What are researchers actually working on? Does their work lead to any benefits? The answer is, of course, that there is both good and bad research, but also different benefits. Jakob Kuttenkeuler, professor in marine systems at KTH, sees how the Swedish Transport Administration's multimillion-dollar investment in research and development of a wind-driven car transporter will pay off in several ways for 'AB Sverige'.

“This is probably the project that has been most concretely useful for... well, AB Sverige and possibly humanity,” says Jakob Kuttenkeuler, laughing.

“It might sound pretentious, but in the project, we are really trying in a concrete way to reduce fuel consumption and the maritime industry's climate impact.”

He is talking about Oceanbird, the concept and research project that started in 2019 when the Swedish Transport Administration chose to invest 27 million over three years in the development of an ocean-going wind-driven car transporter with room for 7,000 cars – an idea that came from Wallenius Marine. Making such a vessel sail is, of course, a major challenge that requires many wise minds to be engaged in various subprojects. Jakob Kuttenkeuler and KTH have been involved in several of them, mainly concerning aerodynamics and route optimization.

“The sails are, for example, very tall and utilize the wind between 50 and 100 meters above sea level far out at sea. It is a part of the atmosphere that has rarely been exploited before, and we initially knew relatively little about how the wind moves in those air layers. So, in many ways, it is an unknown and exciting territory.”

The Oceanbird concept requires thinking outside the box on several levels; some things will even work contrary to what they do on today's car transporters. For example, it requires the ship to 'hunt energy', i.e., harsh weather, and the term route optimization thus takes on a completely new meaning.

“An interesting question is how the crew will react to this. It will not only require tolerating a bit of rough seas; one must also be prepared to chase 'hard' weather and relinquish some of their own initiative on board. It's about following the route optimization methodically and letting the machines take control so that the entire chain from weather forecast to actual efficient sailing works best.”

A world-leading high-tech project means a lot. Jakob Kuttenkeuler sees several benefits.

“Firstly, it's good for KTH and for the academic world to have such applied and industry-driven projects. It also has a great signaling value and attracts, for example, students. Suddenly, shipping has become a bit cooler, and I feel that education with us has acquired a slightly different flavor and feels significantly forward-leaning. Exactly what this means for the future, we don't know yet, but it is undeniably positive that more students from us enter the Swedish workforce,” he says, continuing:

“An industrial project like this also appeals to rectors, even royalty, who allow themselves to be photographed alongside the prototype of the ship when they visit KTH. Such things should not be underestimated.”

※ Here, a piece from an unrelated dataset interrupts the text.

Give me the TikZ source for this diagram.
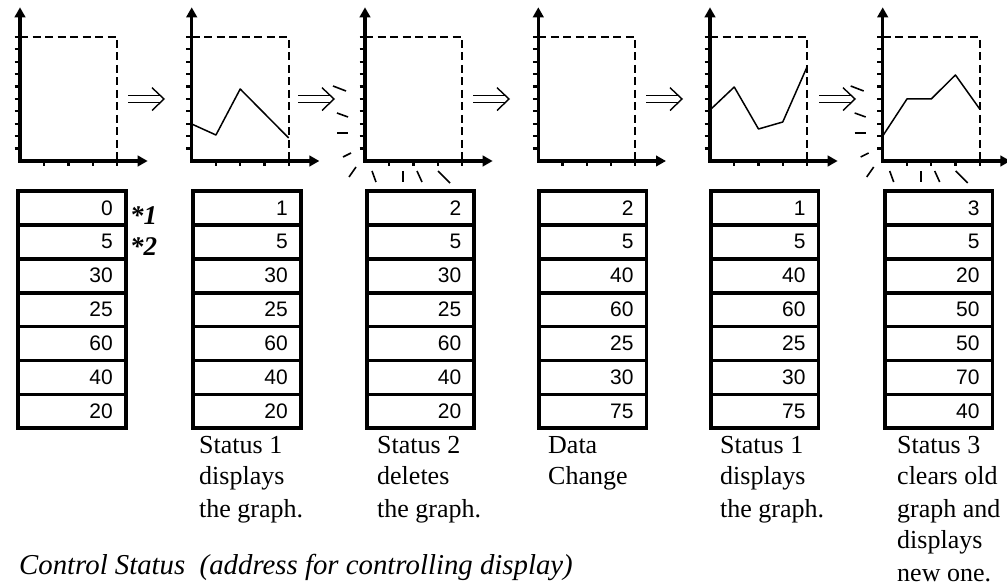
\documentclass[tikz,border=0pt]{standalone}
\usepackage{fontspec}
\setmainfont{Liberation Serif}
\newfontfamily\numfont{Liberation Sans}
\usetikzlibrary{arrows.meta}
\tikzset{
  axisline/.style={line width=3.5pt, line join=miter,
    {Triangle[length=10pt,width=10.5pt]}-{Triangle[length=10pt,width=10.5pt]}},
  tickline/.style={line width=2.2pt},
  frameline/.style={line width=2pt, dash pattern=on 8pt off 4.5pt},
  dataline/.style={line width=1.5pt, line join=round},
  erasemark/.style={line width=1.6pt},
  dblarrow/.style={line width=1.4pt},
  cell/.style={draw, line width=3.7pt, minimum width=107.5pt, minimum height=33.9pt,
    inner xsep=13pt, inner ysep=0pt, text width=81.5pt, align=right,
    font=\numfont\fontsize{21}{21}\selectfont},
  statusnote/.style={inner sep=0pt, anchor=base west, font=\fontsize{26}{32}\selectfont},
  starnote/.style={inner sep=0pt, anchor=base west, font=\fontsize{27}{27}\selectfont\bfseries\itshape},
  captiontext/.style={inner sep=0pt, anchor=base west, font=\fontsize{28.8}{30}\selectfont\itshape},
  graphbase/.pic={
    \draw[frameline] (0,-124) -- (97,-124) -- (97,0);
    \foreach \k in {1,...,10} \draw[tickline] (-5.5,-12.4*\k) -- (0,-12.4*\k);
    \foreach \k in {1,...,4} \draw[tickline] (24.25*\k,0) -- (24.25*\k,5.5);
    \draw[axisline] (0,-153.7) -- (0,0) -- (127.7,0);
  },
  erasemarks/.pic={
    \draw[erasemark] (-32,-75) -- (-19,-70);
    \draw[erasemark] (-28,-48) -- (-17,-44);
    \draw[erasemark] (-28,-28) -- (-17,-28);
    \draw[erasemark] (-22,-4) -- (-14,-8);
    \draw[erasemark] (-16,16) -- (-9,6);
    \draw[erasemark] (7,10) -- (11,21);
    \draw[erasemark] (38,10) -- (38,21);
    \draw[erasemark] (52,10) -- (57,21);
    \draw[erasemark] (73,10) -- (85,22);
  },
  dblarrowpic/.pic={
    \draw[dblarrow] (0,-3.3) -- (32,-3.3) (0,3.3) -- (32,3.3);
    \draw[dblarrow] (24,-11.3) -- (36,0) -- (24,11.5);
  }
}
\begin{document}
\begin{tikzpicture}[x=1pt,y=-1pt]
\fill[white] (0,0) rectangle (1007,585);
\useasboundingbox (0,0) rectangle (1007,585);

% graphs
\pic (gA) at (20,161) {graphbase};
\pic (gB) at (191.7,161) {graphbase};
\pic (gC) at (365,161) {graphbase};
\pic (gD) at (538.3,161) {graphbase};
\pic (gE) at (710,161) {graphbase};
\pic (gF) at (882.7,161) {graphbase};

\pic (eC) at (365,161) {erasemarks};
\pic (eF) at (882.7,161) {erasemarks};

% data lines
\begin{scope}[shift={(191.7,161)}]
  \draw[dataline] (0,-37) -- (24.25,-26) -- (48.5,-72) -- (97,-23);
\end{scope}
\begin{scope}[shift={(710,161)}]
  \draw[dataline] (0,-51) -- (24.25,-74) -- (48.5,-32) -- (72.75,-39) -- (97,-94);
\end{scope}
\begin{scope}[shift={(882.7,161)}]
  \draw[dataline] (0,-25) -- (24.25,-62) -- (48.5,-62) -- (72.75,-86) -- (97,-52);
\end{scope}

% double arrows
\pic (a1) at (128,99) {dblarrowpic};
\pic (a2) at (298,99) {dblarrowpic};
\pic (a3) at (473,99) {dblarrowpic};
\pic (a4) at (646,99) {dblarrowpic};
\pic (a5) at (819,99) {dblarrowpic};

% tables
\foreach \t/\x/\vals in {
  1/18.3/{0,5,30,25,60,40,20},
  2/193.3/{1,5,30,25,60,40,20},
  3/366.7/{2,5,30,25,60,40,20},
  4/539/{2,5,40,60,25,30,75},
  5/711/{1,5,40,60,25,30,75},
  6/885/{3,5,20,50,50,70,40}} {
  \foreach \v [count=\r] in \vals {
    \node[cell] (t\t-\r) at (\x+53.75, 174.05+33.9*\r) {\v};
  }
}

% footnote marks
\node[starnote] (m1) at (130,225) {*1};
\node[starnote] (m2) at (130,256) {*2};

% status notes
\node[statusnote] (n2) at (199,453) {\begin{tabular}[t]{@{}l@{}}Status 1\\displays\\the graph.\end{tabular}};
\node[statusnote] (n3) at (377,453) {\begin{tabular}[t]{@{}l@{}}Status 2\\deletes\\the graph.\end{tabular}};
\node[statusnote] (n4) at (548,453) {\begin{tabular}[t]{@{}l@{}}Data\\Change\end{tabular}};
\node[statusnote] (n5) at (720,453) {\begin{tabular}[t]{@{}l@{}}Status 1\\displays\\the graph.\end{tabular}};
\node[statusnote] (n6) at (897,453) {\begin{tabular}[t]{@{}l@{}}Status 3\\clears old\\graph and\\displays\\new one.\end{tabular}};

% caption
\node[captiontext] (cap) at (19,574) {Control Status\ \ (address for controlling display)};
\end{tikzpicture}
\end{document}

In 2021, Wallenius Marine and Alfa Laval formed the company AlfaWall Oceanbird to build wing sails for wind-driven ships. This is also something very concrete that has come out of the project, Jakob Kuttenjeuler argues.

“I'm actually a bit proud of that. I wasn't directly involved in founding the company, of course, but I feel involved in creating the Swedish know-how behind it.”

So why did this project turn out so well? What was the catch? Jakob Kuttenkeuler believes that much has to do with the constellation – Wallenius, KTH, and SSPA (now RISE) assembled a very good group of researchers who complement each other.

“We took a broad approach to the whole problem, dealing with everything from basic hydrodynamics and how rudders should be placed and fins should look on the underwater hull to aerodynamics and how the wings should look and function. We also went beyond the ship and addressed issues related to wind forecasts and route optimization. There have probably been about 20-30 technology tracks that we have explored.”

These, in turn, have led to new projects from various funders.

“It's also a kind of utilization. For example, KTH has been granted money by the Swedish Transport Administration to focus on aerodynamics and how to trim the wing sails. And I'm sure RISE has received funding for the hydrodynamics part, which is their area of expertise.”

Funding also comes from the EU, which, through its research and innovation funding program, Horizon Europe, has awarded Wallenius Wilhelmsen and project partners 9 million euros in support to build Orcelle Wind, the world's first wind-driven roll-on/roll-off ship.

This autumn, the wind sails will be tested in Landskrona, and the ambition is for Orcelle Wind to enter service in 2027. When this becomes a reality, hardly anyone will doubt that the Swedish Transport Administration's invested millions have been well-spent money for AB Sweden. But even Jakob Kuttenkeuler understands those who doubt.

“As soon as I stand next to one of those big ships, I still get a little scared. How on earth is this going to work for real? I am very humble in the face of the loads, forces, and sizes that need to be handled with high precision. It's mind-blowing! But if everything we have done is correct, it will work.”